─── Data extract

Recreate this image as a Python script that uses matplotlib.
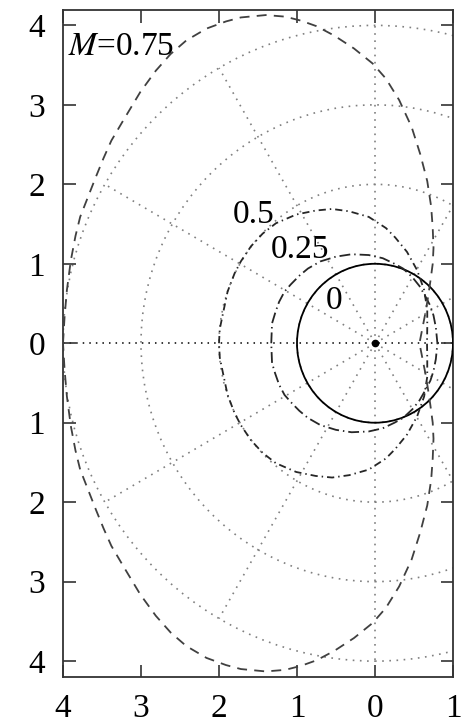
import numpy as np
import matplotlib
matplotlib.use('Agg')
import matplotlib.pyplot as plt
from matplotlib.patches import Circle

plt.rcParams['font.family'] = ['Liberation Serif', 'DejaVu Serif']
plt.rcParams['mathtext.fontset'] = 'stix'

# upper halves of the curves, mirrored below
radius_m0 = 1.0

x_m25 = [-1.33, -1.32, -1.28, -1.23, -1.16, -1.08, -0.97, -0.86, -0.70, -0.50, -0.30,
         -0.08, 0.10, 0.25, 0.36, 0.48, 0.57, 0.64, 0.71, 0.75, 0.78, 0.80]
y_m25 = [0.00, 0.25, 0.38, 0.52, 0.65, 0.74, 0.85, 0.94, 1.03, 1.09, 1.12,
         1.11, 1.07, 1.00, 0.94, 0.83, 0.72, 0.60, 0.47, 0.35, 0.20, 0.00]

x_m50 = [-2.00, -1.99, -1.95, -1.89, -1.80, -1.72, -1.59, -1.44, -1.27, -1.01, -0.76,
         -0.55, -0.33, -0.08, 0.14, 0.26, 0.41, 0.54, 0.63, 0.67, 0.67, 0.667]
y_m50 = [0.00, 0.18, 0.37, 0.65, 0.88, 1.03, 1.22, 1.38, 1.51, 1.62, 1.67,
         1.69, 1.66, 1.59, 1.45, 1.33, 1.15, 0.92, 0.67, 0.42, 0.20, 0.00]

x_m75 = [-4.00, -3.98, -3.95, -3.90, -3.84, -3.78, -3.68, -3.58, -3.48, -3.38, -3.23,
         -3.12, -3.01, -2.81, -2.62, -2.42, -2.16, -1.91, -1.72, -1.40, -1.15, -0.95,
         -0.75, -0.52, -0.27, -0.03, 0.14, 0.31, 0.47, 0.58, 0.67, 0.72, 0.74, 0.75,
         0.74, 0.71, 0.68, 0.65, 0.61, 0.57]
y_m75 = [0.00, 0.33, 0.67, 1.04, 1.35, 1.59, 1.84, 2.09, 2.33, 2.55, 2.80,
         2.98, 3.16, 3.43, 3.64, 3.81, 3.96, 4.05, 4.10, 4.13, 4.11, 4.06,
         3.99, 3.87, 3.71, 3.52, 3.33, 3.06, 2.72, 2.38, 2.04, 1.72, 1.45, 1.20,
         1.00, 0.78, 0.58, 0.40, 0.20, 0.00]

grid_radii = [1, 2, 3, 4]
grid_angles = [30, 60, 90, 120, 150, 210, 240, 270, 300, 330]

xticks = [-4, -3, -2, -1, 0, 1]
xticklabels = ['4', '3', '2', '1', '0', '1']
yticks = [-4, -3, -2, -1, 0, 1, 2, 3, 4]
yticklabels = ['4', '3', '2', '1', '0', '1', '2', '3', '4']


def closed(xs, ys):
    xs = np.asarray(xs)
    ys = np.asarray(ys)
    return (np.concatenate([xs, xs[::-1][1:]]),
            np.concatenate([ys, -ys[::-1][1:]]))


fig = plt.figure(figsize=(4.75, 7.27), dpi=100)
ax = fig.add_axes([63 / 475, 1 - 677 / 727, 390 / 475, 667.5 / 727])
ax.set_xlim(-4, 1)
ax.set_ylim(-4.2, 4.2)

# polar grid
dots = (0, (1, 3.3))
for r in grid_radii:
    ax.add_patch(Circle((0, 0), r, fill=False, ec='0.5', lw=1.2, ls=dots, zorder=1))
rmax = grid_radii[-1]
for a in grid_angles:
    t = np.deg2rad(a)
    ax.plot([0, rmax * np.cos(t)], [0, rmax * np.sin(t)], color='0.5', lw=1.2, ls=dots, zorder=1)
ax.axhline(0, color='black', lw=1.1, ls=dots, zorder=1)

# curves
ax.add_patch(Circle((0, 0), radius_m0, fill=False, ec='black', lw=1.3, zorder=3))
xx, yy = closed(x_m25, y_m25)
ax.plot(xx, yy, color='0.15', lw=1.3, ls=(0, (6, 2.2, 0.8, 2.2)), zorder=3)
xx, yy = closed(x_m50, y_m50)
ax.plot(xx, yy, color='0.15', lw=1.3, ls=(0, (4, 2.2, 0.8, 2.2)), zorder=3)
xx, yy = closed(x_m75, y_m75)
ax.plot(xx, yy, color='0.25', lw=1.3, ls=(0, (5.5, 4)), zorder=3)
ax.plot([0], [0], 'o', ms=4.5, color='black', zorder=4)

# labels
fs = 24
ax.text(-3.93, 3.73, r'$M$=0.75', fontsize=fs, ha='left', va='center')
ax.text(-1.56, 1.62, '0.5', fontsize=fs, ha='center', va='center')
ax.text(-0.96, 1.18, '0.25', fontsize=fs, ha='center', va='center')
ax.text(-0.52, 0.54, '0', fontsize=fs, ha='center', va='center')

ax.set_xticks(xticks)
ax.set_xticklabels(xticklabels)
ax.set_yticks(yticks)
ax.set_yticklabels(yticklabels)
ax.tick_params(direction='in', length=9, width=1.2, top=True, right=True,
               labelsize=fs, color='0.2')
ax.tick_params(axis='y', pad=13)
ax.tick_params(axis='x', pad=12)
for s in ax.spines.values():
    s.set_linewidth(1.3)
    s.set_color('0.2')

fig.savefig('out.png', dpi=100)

──────

◆ Stated task ◆
Without the pictures, transcribe the listing above exactly.

◆ Solution ◆
Recreate this image as a Python script that uses matplotlib.
import numpy as np
import matplotlib
matplotlib.use('Agg')
import matplotlib.pyplot as plt
from matplotlib.patches import Circle

plt.rcParams['font.family'] = ['Liberation Serif', 'DejaVu Serif']
plt.rcParams['mathtext.fontset'] = 'stix'

# upper halves of the curves, mirrored below
radius_m0 = 1.0

x_m25 = [-1.33, -1.32, -1.28, -1.23, -1.16, -1.08, -0.97, -0.86, -0.70, -0.50, -0.30,
         -0.08, 0.10, 0.25, 0.36, 0.48, 0.57, 0.64, 0.71, 0.75, 0.78, 0.80]
y_m25 = [0.00, 0.25, 0.38, 0.52, 0.65, 0.74, 0.85, 0.94, 1.03, 1.09, 1.12,
         1.11, 1.07, 1.00, 0.94, 0.83, 0.72, 0.60, 0.47, 0.35, 0.20, 0.00]

x_m50 = [-2.00, -1.99, -1.95, -1.89, -1.80, -1.72, -1.59, -1.44, -1.27, -1.01, -0.76,
         -0.55, -0.33, -0.08, 0.14, 0.26, 0.41, 0.54, 0.63, 0.67, 0.67, 0.667]
y_m50 = [0.00, 0.18, 0.37, 0.65, 0.88, 1.03, 1.22, 1.38, 1.51, 1.62, 1.67,
         1.69, 1.66, 1.59, 1.45, 1.33, 1.15, 0.92, 0.67, 0.42, 0.20, 0.00]

x_m75 = [-4.00, -3.98, -3.95, -3.90, -3.84, -3.78, -3.68, -3.58, -3.48, -3.38, -3.23,
         -3.12, -3.01, -2.81, -2.62, -2.42, -2.16, -1.91, -1.72, -1.40, -1.15, -0.95,
         -0.75, -0.52, -0.27, -0.03, 0.14, 0.31, 0.47, 0.58, 0.67, 0.72, 0.74, 0.75,
         0.74, 0.71, 0.68, 0.65, 0.61, 0.57]
y_m75 = [0.00, 0.33, 0.67, 1.04, 1.35, 1.59, 1.84, 2.09, 2.33, 2.55, 2.80,
         2.98, 3.16, 3.43, 3.64, 3.81, 3.96, 4.05, 4.10, 4.13, 4.11, 4.06,
         3.99, 3.87, 3.71, 3.52, 3.33, 3.06, 2.72, 2.38, 2.04, 1.72, 1.45, 1.20,
         1.00, 0.78, 0.58, 0.40, 0.20, 0.00]

grid_radii = [1, 2, 3, 4]
grid_angles = [30, 60, 90, 120, 150, 210, 240, 270, 300, 330]

xticks = [-4, -3, -2, -1, 0, 1]
xticklabels = ['4', '3', '2', '1', '0', '1']
yticks = [-4, -3, -2, -1, 0, 1, 2, 3, 4]
yticklabels = ['4', '3', '2', '1', '0', '1', '2', '3', '4']


def closed(xs, ys):
    xs = np.asarray(xs)
    ys = np.asarray(ys)
    return (np.concatenate([xs, xs[::-1][1:]]),
            np.concatenate([ys, -ys[::-1][1:]]))


fig = plt.figure(figsize=(4.75, 7.27), dpi=100)
ax = fig.add_axes([63 / 475, 1 - 677 / 727, 390 / 475, 667.5 / 727])
ax.set_xlim(-4, 1)
ax.set_ylim(-4.2, 4.2)

# polar grid
dots = (0, (1, 3.3))
for r in grid_radii:
    ax.add_patch(Circle((0, 0), r, fill=False, ec='0.5', lw=1.2, ls=dots, zorder=1))
rmax = grid_radii[-1]
for a in grid_angles:
    t = np.deg2rad(a)
    ax.plot([0, rmax * np.cos(t)], [0, rmax * np.sin(t)], color='0.5', lw=1.2, ls=dots, zorder=1)
ax.axhline(0, color='black', lw=1.1, ls=dots, zorder=1)

# curves
ax.add_patch(Circle((0, 0), radius_m0, fill=False, ec='black', lw=1.3, zorder=3))
xx, yy = closed(x_m25, y_m25)
ax.plot(xx, yy, color='0.15', lw=1.3, ls=(0, (6, 2.2, 0.8, 2.2)), zorder=3)
xx, yy = closed(x_m50, y_m50)
ax.plot(xx, yy, color='0.15', lw=1.3, ls=(0, (4, 2.2, 0.8, 2.2)), zorder=3)
xx, yy = closed(x_m75, y_m75)
ax.plot(xx, yy, color='0.25', lw=1.3, ls=(0, (5.5, 4)), zorder=3)
ax.plot([0], [0], 'o', ms=4.5, color='black', zorder=4)

# labels
fs = 24
ax.text(-3.93, 3.73, r'$M$=0.75', fontsize=fs, ha='left', va='center')
ax.text(-1.56, 1.62, '0.5', fontsize=fs, ha='center', va='center')
ax.text(-0.96, 1.18, '0.25', fontsize=fs, ha='center', va='center')
ax.text(-0.52, 0.54, '0', fontsize=fs, ha='center', va='center')

ax.set_xticks(xticks)
ax.set_xticklabels(xticklabels)
ax.set_yticks(yticks)
ax.set_yticklabels(yticklabels)
ax.tick_params(direction='in', length=9, width=1.2, top=True, right=True,
               labelsize=fs, color='0.2')
ax.tick_params(axis='y', pad=13)
ax.tick_params(axis='x', pad=12)
for s in ax.spines.values():
    s.set_linewidth(1.3)
    s.set_color('0.2')

fig.savefig('out.png', dpi=100)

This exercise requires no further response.